## begin Materials provided

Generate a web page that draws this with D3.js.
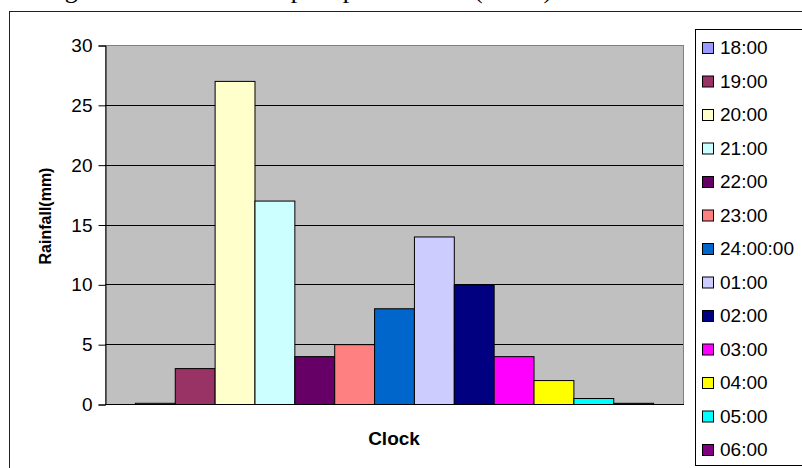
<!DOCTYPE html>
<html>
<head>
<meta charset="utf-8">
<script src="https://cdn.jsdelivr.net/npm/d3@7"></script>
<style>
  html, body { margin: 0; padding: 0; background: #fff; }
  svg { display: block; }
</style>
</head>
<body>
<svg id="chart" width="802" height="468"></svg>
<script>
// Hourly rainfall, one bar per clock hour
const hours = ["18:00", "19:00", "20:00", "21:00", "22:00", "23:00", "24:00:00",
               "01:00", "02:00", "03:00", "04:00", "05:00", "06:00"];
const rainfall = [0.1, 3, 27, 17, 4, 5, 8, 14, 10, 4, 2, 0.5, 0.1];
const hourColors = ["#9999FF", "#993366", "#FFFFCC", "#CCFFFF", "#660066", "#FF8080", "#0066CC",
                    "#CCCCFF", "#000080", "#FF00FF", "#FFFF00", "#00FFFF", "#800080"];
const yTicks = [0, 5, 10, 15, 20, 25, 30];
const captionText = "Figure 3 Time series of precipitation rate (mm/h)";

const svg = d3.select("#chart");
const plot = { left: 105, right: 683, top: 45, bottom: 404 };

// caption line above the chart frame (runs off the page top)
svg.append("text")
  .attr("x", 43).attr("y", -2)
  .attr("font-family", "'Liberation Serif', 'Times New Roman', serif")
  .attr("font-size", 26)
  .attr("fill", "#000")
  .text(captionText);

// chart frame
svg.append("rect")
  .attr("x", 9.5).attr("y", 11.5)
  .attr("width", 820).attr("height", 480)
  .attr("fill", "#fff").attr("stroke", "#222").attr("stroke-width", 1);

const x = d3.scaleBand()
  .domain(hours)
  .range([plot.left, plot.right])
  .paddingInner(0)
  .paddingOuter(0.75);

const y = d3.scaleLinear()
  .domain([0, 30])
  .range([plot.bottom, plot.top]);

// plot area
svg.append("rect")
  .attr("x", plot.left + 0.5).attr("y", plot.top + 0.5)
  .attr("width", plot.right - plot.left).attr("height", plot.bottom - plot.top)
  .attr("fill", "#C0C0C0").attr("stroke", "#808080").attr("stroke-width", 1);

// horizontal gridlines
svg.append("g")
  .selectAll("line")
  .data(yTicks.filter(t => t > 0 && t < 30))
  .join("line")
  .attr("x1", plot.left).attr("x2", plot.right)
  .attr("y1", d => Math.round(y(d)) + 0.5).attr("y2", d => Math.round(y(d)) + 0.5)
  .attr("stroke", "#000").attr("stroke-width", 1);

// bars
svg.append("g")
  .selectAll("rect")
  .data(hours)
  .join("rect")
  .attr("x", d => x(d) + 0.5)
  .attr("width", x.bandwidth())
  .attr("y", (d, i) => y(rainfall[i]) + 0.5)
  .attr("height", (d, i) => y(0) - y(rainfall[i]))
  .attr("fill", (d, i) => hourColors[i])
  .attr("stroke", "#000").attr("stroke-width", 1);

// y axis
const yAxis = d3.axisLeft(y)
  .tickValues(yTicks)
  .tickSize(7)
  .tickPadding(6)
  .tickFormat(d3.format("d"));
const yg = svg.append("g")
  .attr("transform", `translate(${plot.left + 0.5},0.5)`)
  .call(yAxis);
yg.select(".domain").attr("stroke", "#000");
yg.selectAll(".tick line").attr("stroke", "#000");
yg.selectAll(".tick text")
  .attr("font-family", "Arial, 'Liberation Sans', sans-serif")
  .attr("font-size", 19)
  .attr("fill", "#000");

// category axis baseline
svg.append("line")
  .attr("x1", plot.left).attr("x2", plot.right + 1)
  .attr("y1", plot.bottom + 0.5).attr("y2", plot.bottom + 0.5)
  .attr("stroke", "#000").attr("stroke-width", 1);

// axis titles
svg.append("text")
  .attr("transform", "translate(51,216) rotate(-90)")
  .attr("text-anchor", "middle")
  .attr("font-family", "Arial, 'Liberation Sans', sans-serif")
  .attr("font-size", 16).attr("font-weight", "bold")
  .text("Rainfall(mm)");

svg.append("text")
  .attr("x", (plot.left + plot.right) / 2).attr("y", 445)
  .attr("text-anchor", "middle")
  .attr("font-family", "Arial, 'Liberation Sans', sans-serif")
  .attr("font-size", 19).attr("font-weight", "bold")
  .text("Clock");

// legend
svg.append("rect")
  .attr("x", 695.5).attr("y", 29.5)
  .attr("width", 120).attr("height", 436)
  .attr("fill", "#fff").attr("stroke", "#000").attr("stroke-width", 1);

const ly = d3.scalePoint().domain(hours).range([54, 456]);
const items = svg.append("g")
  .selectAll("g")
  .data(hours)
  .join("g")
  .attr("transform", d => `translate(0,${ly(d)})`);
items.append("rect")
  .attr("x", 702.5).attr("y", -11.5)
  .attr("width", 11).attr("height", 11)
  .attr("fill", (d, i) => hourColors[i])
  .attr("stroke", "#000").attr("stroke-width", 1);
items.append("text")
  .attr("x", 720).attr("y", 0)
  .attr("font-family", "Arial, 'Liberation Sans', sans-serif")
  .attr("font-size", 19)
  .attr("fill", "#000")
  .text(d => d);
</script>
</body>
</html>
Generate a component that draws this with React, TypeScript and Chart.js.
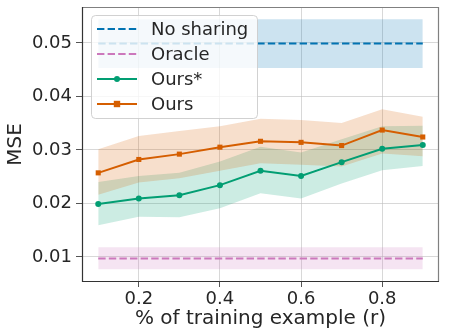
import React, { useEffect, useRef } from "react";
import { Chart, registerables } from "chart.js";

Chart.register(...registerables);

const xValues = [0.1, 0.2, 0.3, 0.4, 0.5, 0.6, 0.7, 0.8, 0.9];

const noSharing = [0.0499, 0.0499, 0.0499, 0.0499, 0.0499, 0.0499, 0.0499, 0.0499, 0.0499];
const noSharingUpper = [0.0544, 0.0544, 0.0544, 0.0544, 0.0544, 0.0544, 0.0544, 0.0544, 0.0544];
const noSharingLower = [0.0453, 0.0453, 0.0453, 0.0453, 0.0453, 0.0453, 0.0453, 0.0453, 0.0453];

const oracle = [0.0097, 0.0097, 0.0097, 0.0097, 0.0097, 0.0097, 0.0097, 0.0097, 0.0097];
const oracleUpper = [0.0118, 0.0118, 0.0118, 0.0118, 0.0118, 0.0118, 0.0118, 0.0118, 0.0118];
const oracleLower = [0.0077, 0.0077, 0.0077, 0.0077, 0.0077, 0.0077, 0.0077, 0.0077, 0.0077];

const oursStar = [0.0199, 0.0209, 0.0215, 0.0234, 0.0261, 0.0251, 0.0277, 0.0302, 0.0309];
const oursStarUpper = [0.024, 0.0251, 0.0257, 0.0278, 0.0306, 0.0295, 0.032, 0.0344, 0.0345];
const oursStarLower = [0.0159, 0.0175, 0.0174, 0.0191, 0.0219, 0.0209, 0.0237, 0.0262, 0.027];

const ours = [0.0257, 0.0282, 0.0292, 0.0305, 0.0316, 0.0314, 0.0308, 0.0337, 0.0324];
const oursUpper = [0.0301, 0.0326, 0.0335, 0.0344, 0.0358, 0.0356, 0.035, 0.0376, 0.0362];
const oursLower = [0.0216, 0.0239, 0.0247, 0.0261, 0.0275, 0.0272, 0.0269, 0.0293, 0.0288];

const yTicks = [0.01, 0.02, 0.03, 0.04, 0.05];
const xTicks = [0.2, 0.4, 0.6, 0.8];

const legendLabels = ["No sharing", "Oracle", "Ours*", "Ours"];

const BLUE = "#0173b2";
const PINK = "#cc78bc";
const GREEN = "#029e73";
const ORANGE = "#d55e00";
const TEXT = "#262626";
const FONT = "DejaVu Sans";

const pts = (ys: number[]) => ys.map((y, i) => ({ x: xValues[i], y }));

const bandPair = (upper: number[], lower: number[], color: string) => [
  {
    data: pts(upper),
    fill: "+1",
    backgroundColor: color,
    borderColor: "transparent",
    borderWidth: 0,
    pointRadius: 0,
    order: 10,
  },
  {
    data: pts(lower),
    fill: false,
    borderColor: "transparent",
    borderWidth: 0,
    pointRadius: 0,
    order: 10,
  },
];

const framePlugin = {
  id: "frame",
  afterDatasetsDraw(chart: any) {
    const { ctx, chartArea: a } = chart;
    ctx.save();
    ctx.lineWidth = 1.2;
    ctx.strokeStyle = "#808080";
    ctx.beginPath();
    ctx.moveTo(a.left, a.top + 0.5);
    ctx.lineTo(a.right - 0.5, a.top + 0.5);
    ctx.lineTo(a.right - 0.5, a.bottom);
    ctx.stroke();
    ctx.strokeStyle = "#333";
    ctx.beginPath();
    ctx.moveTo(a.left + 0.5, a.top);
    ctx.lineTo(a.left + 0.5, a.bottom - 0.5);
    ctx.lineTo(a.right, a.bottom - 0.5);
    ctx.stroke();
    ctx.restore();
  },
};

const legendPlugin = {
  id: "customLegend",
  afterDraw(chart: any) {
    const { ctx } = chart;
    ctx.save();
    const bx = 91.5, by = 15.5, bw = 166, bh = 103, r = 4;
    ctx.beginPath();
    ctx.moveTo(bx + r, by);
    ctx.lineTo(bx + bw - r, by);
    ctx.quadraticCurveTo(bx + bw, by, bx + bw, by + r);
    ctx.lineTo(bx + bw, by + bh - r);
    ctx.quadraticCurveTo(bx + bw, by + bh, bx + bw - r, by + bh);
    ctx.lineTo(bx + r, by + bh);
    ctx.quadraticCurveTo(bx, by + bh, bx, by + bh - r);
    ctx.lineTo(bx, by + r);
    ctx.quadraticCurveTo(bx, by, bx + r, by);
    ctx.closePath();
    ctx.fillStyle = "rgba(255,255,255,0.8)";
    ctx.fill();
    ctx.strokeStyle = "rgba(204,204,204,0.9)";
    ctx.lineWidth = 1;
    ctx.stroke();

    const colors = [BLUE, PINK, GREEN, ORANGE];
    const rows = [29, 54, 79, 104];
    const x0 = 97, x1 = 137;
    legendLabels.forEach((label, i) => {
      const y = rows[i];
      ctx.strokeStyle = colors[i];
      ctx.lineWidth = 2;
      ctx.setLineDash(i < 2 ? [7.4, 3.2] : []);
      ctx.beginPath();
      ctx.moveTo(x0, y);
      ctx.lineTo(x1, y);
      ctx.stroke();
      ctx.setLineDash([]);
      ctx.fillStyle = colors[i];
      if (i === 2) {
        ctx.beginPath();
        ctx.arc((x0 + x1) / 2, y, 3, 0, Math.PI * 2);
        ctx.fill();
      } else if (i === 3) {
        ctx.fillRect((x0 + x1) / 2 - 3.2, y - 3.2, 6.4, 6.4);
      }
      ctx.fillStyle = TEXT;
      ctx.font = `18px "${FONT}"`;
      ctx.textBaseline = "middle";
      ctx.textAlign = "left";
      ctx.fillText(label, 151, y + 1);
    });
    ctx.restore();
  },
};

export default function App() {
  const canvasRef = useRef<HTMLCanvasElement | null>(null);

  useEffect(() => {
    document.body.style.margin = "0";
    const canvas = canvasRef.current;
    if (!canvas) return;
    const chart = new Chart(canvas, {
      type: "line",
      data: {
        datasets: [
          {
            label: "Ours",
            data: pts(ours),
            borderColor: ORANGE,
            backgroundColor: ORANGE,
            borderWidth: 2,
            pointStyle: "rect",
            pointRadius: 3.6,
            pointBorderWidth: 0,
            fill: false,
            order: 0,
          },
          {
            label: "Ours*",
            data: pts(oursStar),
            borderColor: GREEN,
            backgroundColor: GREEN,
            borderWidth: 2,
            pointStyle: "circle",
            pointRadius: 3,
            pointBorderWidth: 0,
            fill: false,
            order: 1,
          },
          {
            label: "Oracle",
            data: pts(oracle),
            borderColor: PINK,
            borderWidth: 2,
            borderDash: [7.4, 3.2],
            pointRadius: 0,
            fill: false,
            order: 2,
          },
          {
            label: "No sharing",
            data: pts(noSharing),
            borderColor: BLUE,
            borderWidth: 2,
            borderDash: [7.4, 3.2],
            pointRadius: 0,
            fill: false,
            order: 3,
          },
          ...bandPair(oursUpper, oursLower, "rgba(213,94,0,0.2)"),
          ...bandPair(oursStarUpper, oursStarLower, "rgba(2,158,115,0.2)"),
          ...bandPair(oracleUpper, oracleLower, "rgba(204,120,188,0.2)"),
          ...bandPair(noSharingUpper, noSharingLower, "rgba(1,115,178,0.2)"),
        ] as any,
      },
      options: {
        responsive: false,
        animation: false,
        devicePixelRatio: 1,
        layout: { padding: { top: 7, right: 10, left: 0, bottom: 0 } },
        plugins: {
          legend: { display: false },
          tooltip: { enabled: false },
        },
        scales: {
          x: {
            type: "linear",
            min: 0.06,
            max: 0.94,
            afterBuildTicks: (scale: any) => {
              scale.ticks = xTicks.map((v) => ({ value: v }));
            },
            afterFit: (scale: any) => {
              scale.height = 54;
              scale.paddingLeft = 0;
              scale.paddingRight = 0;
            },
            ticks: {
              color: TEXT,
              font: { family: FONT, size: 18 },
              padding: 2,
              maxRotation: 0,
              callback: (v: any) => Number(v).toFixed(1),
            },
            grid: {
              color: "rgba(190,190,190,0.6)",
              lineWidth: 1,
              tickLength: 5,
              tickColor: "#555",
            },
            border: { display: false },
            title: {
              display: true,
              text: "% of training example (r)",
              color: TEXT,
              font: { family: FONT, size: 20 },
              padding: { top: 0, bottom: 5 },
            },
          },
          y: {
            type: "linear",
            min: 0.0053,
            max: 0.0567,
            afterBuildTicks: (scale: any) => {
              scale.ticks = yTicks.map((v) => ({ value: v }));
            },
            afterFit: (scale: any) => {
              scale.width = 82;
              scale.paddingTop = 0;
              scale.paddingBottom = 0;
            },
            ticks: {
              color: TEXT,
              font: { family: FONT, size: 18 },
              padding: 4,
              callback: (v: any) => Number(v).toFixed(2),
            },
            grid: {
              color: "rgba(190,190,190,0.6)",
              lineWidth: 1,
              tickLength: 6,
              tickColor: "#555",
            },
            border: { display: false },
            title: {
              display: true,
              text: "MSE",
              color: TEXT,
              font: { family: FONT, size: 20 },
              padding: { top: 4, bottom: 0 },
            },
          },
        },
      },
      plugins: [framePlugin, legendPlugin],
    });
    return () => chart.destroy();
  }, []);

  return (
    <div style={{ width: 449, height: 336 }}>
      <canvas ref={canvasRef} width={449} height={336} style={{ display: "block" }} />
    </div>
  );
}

## end Materials provided
## begin Materials provided

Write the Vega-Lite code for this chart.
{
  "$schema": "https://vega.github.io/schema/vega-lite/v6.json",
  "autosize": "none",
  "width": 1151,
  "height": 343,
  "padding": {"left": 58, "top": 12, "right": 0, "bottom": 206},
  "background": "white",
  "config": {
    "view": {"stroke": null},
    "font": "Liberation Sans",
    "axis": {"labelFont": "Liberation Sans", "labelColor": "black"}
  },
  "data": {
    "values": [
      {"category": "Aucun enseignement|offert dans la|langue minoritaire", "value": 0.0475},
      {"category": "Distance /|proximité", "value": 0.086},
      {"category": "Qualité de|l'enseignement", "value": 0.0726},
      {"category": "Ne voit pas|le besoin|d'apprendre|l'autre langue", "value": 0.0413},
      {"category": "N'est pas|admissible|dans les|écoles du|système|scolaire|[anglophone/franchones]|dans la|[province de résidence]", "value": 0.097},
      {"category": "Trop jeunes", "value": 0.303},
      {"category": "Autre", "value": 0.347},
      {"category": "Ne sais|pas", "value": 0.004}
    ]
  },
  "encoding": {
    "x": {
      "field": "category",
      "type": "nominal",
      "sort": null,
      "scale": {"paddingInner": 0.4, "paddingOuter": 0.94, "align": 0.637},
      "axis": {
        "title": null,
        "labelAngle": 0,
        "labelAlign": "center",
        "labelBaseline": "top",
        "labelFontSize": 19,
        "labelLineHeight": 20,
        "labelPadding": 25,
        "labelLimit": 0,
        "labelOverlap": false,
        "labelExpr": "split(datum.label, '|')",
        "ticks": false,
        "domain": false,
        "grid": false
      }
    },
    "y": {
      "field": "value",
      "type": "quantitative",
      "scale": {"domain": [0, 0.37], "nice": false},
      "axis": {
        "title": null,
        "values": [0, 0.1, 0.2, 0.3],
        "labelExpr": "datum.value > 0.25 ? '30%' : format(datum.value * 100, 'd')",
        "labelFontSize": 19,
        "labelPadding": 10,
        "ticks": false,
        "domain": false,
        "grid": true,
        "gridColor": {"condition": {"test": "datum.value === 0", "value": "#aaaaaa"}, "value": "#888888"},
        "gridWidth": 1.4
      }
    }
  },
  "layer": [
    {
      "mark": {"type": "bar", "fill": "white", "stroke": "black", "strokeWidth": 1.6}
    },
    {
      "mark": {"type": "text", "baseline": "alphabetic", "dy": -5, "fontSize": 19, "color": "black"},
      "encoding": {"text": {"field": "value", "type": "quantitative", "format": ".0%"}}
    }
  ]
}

## end Materials provided

#### Work to be completed
Write out, exactly and with nothing added, everything from the line with "Generate a component" down to the line with "Chart.register(...registerables);", both included. Drop any pictures.

#### Worked answer
Generate a component that draws this with React, TypeScript and Chart.js.
import React, { useEffect, useRef } from "react";
import { Chart, registerables } from "chart.js";

Chart.register(...registerables);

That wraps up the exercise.